In such an atmosphere, it was almost certain that a few angry lefties would take a bit of pleasure in the Right's recent retreat. And where better for this to happen than on PRA, Public Radio of America, the scrappy upstart network threatening the establishmentarian and weak-willed hegemony of NPR and PRI.

To be sure, Carlisle's "Blago's Boys" puppet show was either pure radical genius or pure idiocy for a radio show, but it made for a great podcast in any event. Frank Oz voicing the embattled former Illinois governor was a natural. Lewis Black's interpretation of W's last year in office as a recreated cowboy King Lear gave the angry elite a reason to tune in their desktop Tivolis. And Sarah Ferguson's recent take on the flap between Laura Ingraham and Meghan McCain was understated perfection. Set to the tune of Naughty by Nature's "OPP" and titled "BBW," it skewered the hard and stringy-hearted Ingraham while at the same time liberating chunky chix everywhere let their flesh flags fly. Especially notable is that the Duchess of York was backed up on the track by Fergie from the Black Eyed Peas. Expect a collection, Fergie² by the fall.

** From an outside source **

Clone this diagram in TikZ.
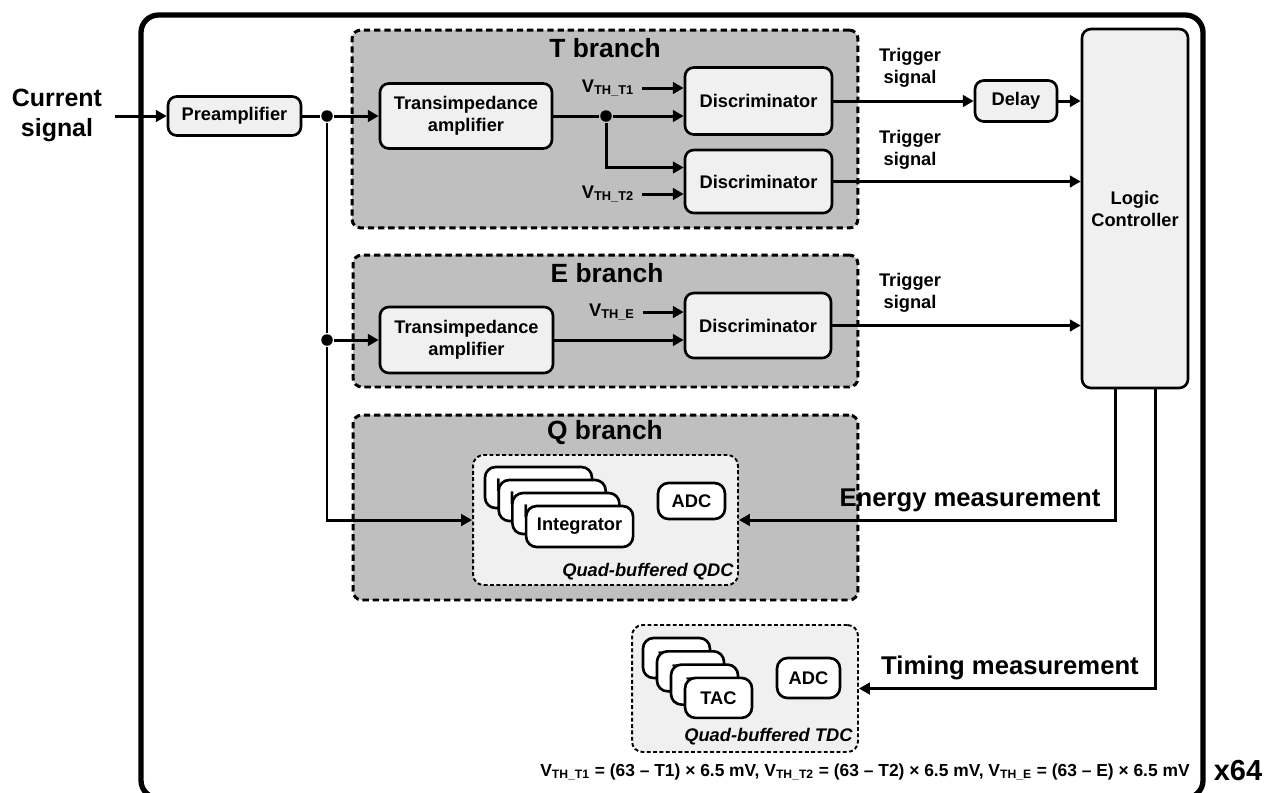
\documentclass[tikz,border=0pt]{standalone}
\usepackage{fontspec}
\setmainfont{Liberation Sans}
\usetikzlibrary{arrows.meta, calc}
\definecolor{cgroup}{HTML}{BFBFBF}
\definecolor{cbox}{HTML}{F0F0F0}
\tikzset{
  every picture/.style={line width=1.7pt},
  blk/.style={draw, fill=cbox, rounded corners=5pt, align=center, inner sep=0pt, line width=1.5pt, font=\bfseries\fontsize{10.4}{12.5}\selectfont},
  cell/.style={draw, fill=white, rounded corners=6pt, inner sep=0pt, line width=1.5pt, font=\bfseries\fontsize{10.4}{12.5}\selectfont},
  grp/.style={draw, fill=cgroup, rounded corners=5pt, line width=1.7pt, dash pattern=on 3.6pt off 2.2pt, inner sep=0pt},
  buf/.style={draw, fill=cbox, rounded corners=6pt, line width=1.1pt, dash pattern=on 2.2pt off 1.4pt, inner sep=0pt},
  title/.style={font=\bfseries\fontsize{15}{18}\selectfont},
  trig/.style={align=center, inner sep=0pt, font=\bfseries\fontsize{10.4}{12.5}\selectfont},
  vth/.style={inner sep=0pt, outer sep=4.5pt, font=\bfseries\fontsize{10.4}{12.5}\selectfont},
  note/.style={inner sep=0pt, font=\bfseries\itshape\fontsize{10.4}{12.5}\selectfont},
  meas/.style={inner sep=0pt, font=\bfseries\fontsize{14.6}{17}\selectfont},
  dot/.style={circle, fill, inner sep=0pt, minimum size=0.23cm},
  arr/.style={-{Triangle[length=6.2pt, width=6.6pt]}},
}
\begin{document}
\begin{tikzpicture}[x=0.02cm, y=-0.02cm]
  \useasboundingbox (0,0) rectangle (1266,792);
  % outer frame, one channel
  \draw[line width=3pt, rounded corners=10pt] (141,15) rectangle (1203,798);

  % branches
  \node[grp, minimum width=10.12cm, minimum height=3.96cm] (tgrp) at (605,129) {};
  \node[grp, minimum width=10.10cm, minimum height=2.64cm] (egrp) at (605.5,321) {};
  \node[grp, minimum width=10.10cm, minimum height=3.70cm] (qgrp) at (605.5,507.5) {};
  \node[title] (ttitle) at (605,48) {T branch};
  \node[title] (etitle) at (607,273) {E branch};
  \node[title] (qtitle) at (605,433) {Q branch};

  \node[align=center, inner sep=0pt, font=\bfseries\fontsize{14.2}{17}\selectfont] (cur) at (57,115) {Current\\signal};
  \coordinate (cin) at (115,116);
  \node[blk, minimum width=2.66cm, minimum height=0.78cm] (pre) at (234.5,116) {Preamplifier};
  \node[dot] (j1) at (327,116) {};
  \node[dot] (j2) at (327,340) {};

  % T branch
  \node[blk, minimum width=3.44cm, minimum height=1.30cm] (tiaT) at (466,116) {Transimpedance\\amplifier};
  \node[dot] (jT) at (606,116) {};
  \node[blk, minimum width=2.94cm, minimum height=1.34cm] (discA) at (758.5,101) {Discriminator};
  \node[blk, minimum width=2.94cm, minimum height=1.26cm] (discB) at (758.5,181.5) {Discriminator};
  \node[vth] (vT1) at (608,88) {V\textsubscript{TH\_T1}};
  \node[vth] (vT2) at (608,194) {V\textsubscript{TH\_T2}};

  \node[blk, minimum width=1.64cm, minimum height=0.82cm] (delay) at (1016,101) {Delay};
  \node[blk, minimum width=2.12cm, minimum height=7.18cm] (logic) at (1135,208.5) {Logic\\Controller};
  \node[trig] (trA) at (910,68) {Trigger\\signal};
  \node[trig] (trB) at (910,150) {Trigger\\signal};
  \node[trig] (trE) at (910,293) {Trigger\\signal};

  % E branch
  \node[blk, minimum width=3.46cm, minimum height=1.32cm] (tiaE) at (466.5,340) {Transimpedance\\amplifier};
  \node[blk, minimum width=2.92cm, minimum height=1.30cm] (discE) at (758,325.5) {Discriminator};
  \node[vth] (vE) at (612,312) {V\textsubscript{TH\_E}};

  % Q branch
  \node[buf, minimum width=5.30cm, minimum height=2.60cm] (qdc) at (605.5,520) {};
  \foreach \i in {0,...,3}
    \node[cell, minimum width=2.14cm, minimum height=0.82cm] (int\i) at (538.5+13.7*\i,487.5+13*\i) {Integrator};
  \node[cell, minimum width=1.34cm, minimum height=0.72cm] (adcQ) at (691.5,501) {ADC};
  \node[note, anchor=east] (qlab) at (735,572) {Quad-buffered QDC};

  % TDC
  \node[buf, minimum width=4.52cm, minimum height=2.54cm] (tdc) at (745,688.5) {};
  \foreach \i in {0,...,3}
    \node[cell, minimum width=1.34cm, minimum height=0.80cm] (tac\i) at (676.5+14*\i,658+13.3*\i) {TAC};
  \node[cell, minimum width=1.26cm, minimum height=0.80cm] (adcT) at (808.5,678) {ADC};
  \node[note, anchor=east] (tlab) at (854,737) {Quad-buffered TDC};

  \node[meas] (elab) at (970,500) {Energy measurement};
  \node[meas] (tilab) at (1010,668) {Timing measurement};

  \node[inner sep=0pt, font=\bfseries\fontsize{9.9}{11}\selectfont] (eq) at (865,772)
    {V\textsubscript{TH\_T1} = (63 – T1) × 6.5 mV, V\textsubscript{TH\_T2} = (63 – T2) × 6.5 mV, V\textsubscript{TH\_E} = (63 – E) × 6.5 mV};
  \node[inner sep=0pt, font=\bfseries\fontsize{16.5}{19}\selectfont] (x64) at (1238,770) {x64};

  % connectors
  \draw[arr] (cin) -- (pre);
  \draw (pre) -- (j1);
  \draw[arr] (j1) -- (tiaT);
  \draw (j1) -- (j2);
  \draw[arr] (j2) -- (tiaE);
  \draw[arr] (j2) |- (qdc);
  \draw (tiaT) -- (jT);
  \draw[arr] (jT) -- (jT -| discA.west);
  \draw[arr] (jT) |- ([yshift=0.28cm]discB.west);
  \draw[arr] (vT1) -- (vT1 -| discA.west);
  \draw[arr] (vT2) -- (vT2 -| discB.west);
  \draw[arr] (discA) -- (delay);
  \draw[arr] (delay) -- (delay -| logic.west);
  \draw[arr] (discB) -- (discB -| logic.west);
  \draw[arr] (tiaE) -- (tiaE -| discE.west);
  \draw[arr] (vE) -- (vE -| discE.west);
  \draw[arr] (discE) -- (discE -| logic.west);
  \draw[arr] ([xshift=-0.4cm]logic.south) |- (qdc);
  \draw[arr] ([xshift=0.4cm]logic.south) |- (tdc);
\end{tikzpicture}
\end{document}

Too often, the Left has been portrayed as dreamy-eyed and effete. Too often it has acted with a fawning sort of conciliation to the Right, recognizing their right to say what they have to say, but seldom vociferously countering its blather. Deep down, though, from the still-beating ideological hearts of Woody Guthrie and the Wobblies, liberals have always harbored a fiery streak of righteous indignation. This American Schadenfreude gives angry lefites a venue to express that indignation at what's wrong and what's unjust and what we seldom speak within the throes of our corporate serfdom and laid-off sense of loss.

Bipartisanship be damned; it's time to get mean. And on our part, at least, it's in stereo.